The following year's Free Will was his last
for Flying Dutchman, however; after a dispute with the label, Scott-Heron
recorded Winter in America for
Strata East, then moved to Arista Records in 1975. As the first artist signed
to Clive Davis' new label,
much was riding on Scott-Heron to deliver first-rate material with a chance at
the charts. Thanks to Arista's more focused push on the charts, Scott-Heron's
"Johannesburg" reached number 29 on the R&B charts in 1975.
Important to Scott-Heron's success on his first two albums for Arista (First Minute of a New Day
and From South Africa to South Carolina)
was the influence of keyboardist and collaborator Brian Jackson, co-billed on both LPs and the
de facto leader of Scott-Heron's Midnight Band.
Jackson left by 1978, though, leaving the
musical direction of Scott-Heron's career in the capable hands of producer Malcolm Cecil, a veteran producer who had
midwifed the funkier direction of the Isley Brothers and Stevie Wonder earlier in the decade. The first
single recorded with Cecil, "The
Bottle," became Scott-Heron's biggest hit yet, peaking at number 15 on the
R&B charts, though he still made no waves on pop charts. Producer Nile Rodgers of Chic also helped on production during the
1980s, when Scott-Heron's political attack grew even more fervent with a new
target, President Ronald Reagan. (Several singles, including the R&B hits
"B Movie" and "Re-Ron," were specifically directed at the
President's conservative policies.) By 1985, however, Scott-Heron was dropped
by Arista, just after the release of The Best of Gil Scott-Heron.
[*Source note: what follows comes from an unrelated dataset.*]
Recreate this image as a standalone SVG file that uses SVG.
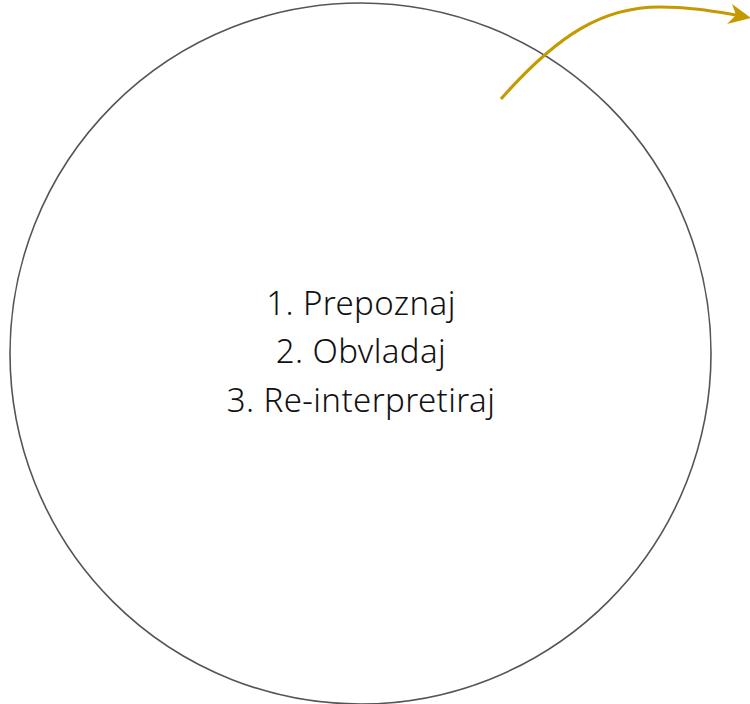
<svg xmlns="http://www.w3.org/2000/svg" width="750" height="704" viewBox="0 0 750 704">
  <style>
    .ring { fill: none; stroke: #555555; stroke-width: 1.6; }
    .flow { fill: none; stroke: #C49A00; stroke-width: 3.2; stroke-linecap: butt; }
    .head { fill: #C49A00; }
    .label { font-family: "Noto Sans", Lato, sans-serif; font-weight: 300; font-size: 33px; letter-spacing: 0.4px; fill: #111111; text-anchor: middle; font-variant-ligatures: none; }
  </style>
  <rect width="750" height="704" fill="#ffffff"/>
  <g id="circle-node">
    <circle class="ring" cx="360.5" cy="353.5" r="350.5"/>
    <text class="label" x="361" y="315">1. Prepoznaj</text>
    <text class="label" x="361" y="363">2. Obvladaj</text>
    <text class="label" x="361" y="412">3. Re-interpretiraj</text>
  </g>
  <g id="connectors">
    <path class="flow" d="M501,99 C560,32 605,7 660,7 C690,7 712,11 736,15"/>
    <polygon class="head" points="751,18 732,4 736,15 727,24"/>
  </g>
</svg>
Though he continued to tour around the world, Scott-Heron chose to discontinue
recording. He did return, however, in 1993 with a contract for TVT Records and
the album Spirits. For well over a
decade, Scott-Heron was mostly inactive, held back by a series of drug
possession charges. He began performing semi-regularly in 2007 and recorded an
album, I'm New Here, released on XL in 2010.